** BEGIN **

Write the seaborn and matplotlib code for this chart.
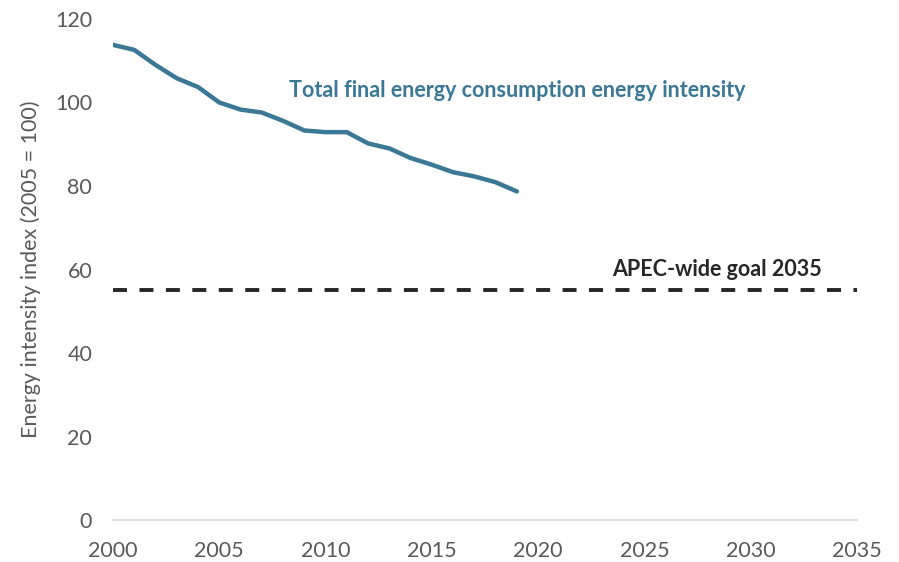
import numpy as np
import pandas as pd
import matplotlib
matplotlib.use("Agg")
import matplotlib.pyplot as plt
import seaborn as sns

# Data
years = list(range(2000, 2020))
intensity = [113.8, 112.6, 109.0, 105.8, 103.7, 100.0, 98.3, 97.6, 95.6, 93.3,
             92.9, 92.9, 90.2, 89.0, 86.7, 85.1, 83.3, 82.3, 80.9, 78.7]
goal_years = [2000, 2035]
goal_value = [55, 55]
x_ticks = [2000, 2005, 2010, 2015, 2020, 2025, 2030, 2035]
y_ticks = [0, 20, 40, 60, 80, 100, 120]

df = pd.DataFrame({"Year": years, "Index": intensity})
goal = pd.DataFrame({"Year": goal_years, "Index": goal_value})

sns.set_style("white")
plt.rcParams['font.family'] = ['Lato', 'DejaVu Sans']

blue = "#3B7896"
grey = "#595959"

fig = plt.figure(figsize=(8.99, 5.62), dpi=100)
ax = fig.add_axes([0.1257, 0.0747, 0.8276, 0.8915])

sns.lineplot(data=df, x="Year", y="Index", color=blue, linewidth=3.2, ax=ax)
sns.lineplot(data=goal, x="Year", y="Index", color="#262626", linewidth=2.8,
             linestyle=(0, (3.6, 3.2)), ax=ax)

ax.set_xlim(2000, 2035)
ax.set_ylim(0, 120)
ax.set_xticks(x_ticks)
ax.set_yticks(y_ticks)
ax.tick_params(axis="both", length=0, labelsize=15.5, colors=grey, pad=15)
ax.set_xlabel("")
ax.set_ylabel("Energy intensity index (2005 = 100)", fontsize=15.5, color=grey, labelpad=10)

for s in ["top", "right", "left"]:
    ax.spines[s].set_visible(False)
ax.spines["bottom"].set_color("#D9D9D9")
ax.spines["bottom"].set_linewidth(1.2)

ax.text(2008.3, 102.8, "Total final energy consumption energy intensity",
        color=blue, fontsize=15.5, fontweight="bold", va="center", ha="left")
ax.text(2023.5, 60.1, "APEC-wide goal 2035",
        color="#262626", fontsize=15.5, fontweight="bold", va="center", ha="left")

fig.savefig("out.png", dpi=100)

** END **
** BEGIN **

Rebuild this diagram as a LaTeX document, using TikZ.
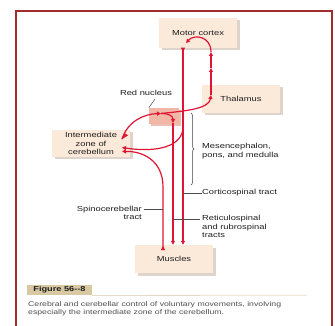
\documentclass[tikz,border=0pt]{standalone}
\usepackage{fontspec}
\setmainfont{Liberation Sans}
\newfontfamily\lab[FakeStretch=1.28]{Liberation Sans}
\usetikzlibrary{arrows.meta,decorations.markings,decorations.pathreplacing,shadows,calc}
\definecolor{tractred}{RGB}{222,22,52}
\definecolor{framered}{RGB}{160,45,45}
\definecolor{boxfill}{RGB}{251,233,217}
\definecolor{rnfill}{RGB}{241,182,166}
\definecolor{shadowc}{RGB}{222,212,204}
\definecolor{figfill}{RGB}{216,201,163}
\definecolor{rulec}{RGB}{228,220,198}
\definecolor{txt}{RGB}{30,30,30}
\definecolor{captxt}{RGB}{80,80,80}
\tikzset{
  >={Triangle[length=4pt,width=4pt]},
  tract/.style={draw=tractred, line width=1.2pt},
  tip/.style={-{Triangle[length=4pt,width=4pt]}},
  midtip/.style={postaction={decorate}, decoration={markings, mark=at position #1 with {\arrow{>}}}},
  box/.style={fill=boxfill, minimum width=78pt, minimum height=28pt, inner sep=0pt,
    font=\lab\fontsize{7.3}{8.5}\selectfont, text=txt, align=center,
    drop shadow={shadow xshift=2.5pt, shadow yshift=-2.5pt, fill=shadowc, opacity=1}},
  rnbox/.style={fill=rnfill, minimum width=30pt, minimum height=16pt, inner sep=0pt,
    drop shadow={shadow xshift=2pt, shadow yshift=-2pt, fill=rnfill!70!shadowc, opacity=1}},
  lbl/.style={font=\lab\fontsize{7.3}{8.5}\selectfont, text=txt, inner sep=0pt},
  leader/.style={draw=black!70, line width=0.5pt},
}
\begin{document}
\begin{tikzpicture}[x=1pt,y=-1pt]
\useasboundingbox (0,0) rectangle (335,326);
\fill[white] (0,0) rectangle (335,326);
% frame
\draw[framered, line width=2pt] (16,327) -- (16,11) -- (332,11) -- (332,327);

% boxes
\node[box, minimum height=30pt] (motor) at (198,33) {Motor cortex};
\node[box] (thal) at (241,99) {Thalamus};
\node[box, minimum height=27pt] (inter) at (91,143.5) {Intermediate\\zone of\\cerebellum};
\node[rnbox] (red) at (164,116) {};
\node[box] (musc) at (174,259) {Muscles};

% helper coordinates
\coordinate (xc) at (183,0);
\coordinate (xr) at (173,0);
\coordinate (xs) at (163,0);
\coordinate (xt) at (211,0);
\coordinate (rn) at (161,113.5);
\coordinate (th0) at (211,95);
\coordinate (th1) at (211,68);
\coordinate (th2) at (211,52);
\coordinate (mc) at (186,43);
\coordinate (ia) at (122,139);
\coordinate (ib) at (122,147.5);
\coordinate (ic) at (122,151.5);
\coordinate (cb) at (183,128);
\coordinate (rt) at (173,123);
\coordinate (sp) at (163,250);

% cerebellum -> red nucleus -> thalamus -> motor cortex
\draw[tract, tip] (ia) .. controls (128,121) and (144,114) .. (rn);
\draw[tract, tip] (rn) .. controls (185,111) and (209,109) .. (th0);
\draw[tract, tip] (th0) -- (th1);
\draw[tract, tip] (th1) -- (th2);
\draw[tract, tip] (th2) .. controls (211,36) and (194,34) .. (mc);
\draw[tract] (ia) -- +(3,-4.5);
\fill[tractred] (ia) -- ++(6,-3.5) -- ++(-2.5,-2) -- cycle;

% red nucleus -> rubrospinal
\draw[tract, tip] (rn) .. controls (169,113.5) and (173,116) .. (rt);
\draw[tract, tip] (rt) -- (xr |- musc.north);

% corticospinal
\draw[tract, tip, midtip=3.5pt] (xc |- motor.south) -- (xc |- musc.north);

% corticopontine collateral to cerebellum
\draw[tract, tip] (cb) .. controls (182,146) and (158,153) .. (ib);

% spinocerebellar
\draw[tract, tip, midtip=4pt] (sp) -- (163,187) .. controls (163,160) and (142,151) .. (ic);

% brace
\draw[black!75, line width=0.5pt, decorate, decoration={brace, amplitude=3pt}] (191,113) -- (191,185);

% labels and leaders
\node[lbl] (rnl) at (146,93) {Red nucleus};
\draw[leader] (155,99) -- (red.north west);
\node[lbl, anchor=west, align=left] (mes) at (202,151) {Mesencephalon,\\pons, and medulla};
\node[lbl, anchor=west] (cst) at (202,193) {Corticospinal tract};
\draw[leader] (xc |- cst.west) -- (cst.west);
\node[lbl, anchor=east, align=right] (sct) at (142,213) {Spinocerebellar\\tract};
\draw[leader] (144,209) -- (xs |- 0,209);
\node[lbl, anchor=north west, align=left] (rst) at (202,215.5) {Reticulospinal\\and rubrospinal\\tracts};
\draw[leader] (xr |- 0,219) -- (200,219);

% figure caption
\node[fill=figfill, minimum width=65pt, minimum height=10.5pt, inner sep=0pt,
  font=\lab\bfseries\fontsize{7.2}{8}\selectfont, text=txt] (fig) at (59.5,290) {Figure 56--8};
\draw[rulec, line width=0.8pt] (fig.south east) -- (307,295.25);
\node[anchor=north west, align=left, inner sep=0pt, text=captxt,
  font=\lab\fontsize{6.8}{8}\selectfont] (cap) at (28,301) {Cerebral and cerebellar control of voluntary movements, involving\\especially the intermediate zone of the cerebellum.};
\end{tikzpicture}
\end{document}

** END **

Task goal –
Using the listing above, repeat word for word each line from the one with "Rebuild this diagram" down to the one with "(musc) at (174,259)", both included. Omit all pictures.

Result for this task –
Rebuild this diagram as a LaTeX document, using TikZ.
\documentclass[tikz,border=0pt]{standalone}
\usepackage{fontspec}
\setmainfont{Liberation Sans}
\newfontfamily\lab[FakeStretch=1.28]{Liberation Sans}
\usetikzlibrary{arrows.meta,decorations.markings,decorations.pathreplacing,shadows,calc}
\definecolor{tractred}{RGB}{222,22,52}
\definecolor{framered}{RGB}{160,45,45}
\definecolor{boxfill}{RGB}{251,233,217}
\definecolor{rnfill}{RGB}{241,182,166}
\definecolor{shadowc}{RGB}{222,212,204}
\definecolor{figfill}{RGB}{216,201,163}
\definecolor{rulec}{RGB}{228,220,198}
\definecolor{txt}{RGB}{30,30,30}
\definecolor{captxt}{RGB}{80,80,80}
\tikzset{
  >={Triangle[length=4pt,width=4pt]},
  tract/.style={draw=tractred, line width=1.2pt},
  tip/.style={-{Triangle[length=4pt,width=4pt]}},
  midtip/.style={postaction={decorate}, decoration={markings, mark=at position #1 with {\arrow{>}}}},
  box/.style={fill=boxfill, minimum width=78pt, minimum height=28pt, inner sep=0pt,
    font=\lab\fontsize{7.3}{8.5}\selectfont, text=txt, align=center,
    drop shadow={shadow xshift=2.5pt, shadow yshift=-2.5pt, fill=shadowc, opacity=1}},
  rnbox/.style={fill=rnfill, minimum width=30pt, minimum height=16pt, inner sep=0pt,
    drop shadow={shadow xshift=2pt, shadow yshift=-2pt, fill=rnfill!70!shadowc, opacity=1}},
  lbl/.style={font=\lab\fontsize{7.3}{8.5}\selectfont, text=txt, inner sep=0pt},
  leader/.style={draw=black!70, line width=0.5pt},
}
\begin{document}
\begin{tikzpicture}[x=1pt,y=-1pt]
\useasboundingbox (0,0) rectangle (335,326);
\fill[white] (0,0) rectangle (335,326);
% frame
\draw[framered, line width=2pt] (16,327) -- (16,11) -- (332,11) -- (332,327);

% boxes
\node[box, minimum height=30pt] (motor) at (198,33) {Motor cortex};
\node[box] (thal) at (241,99) {Thalamus};
\node[box, minimum height=27pt] (inter) at (91,143.5) {Intermediate\\zone of\\cerebellum};
\node[rnbox] (red) at (164,116) {};
\node[box] (musc) at (174,259) {Muscles};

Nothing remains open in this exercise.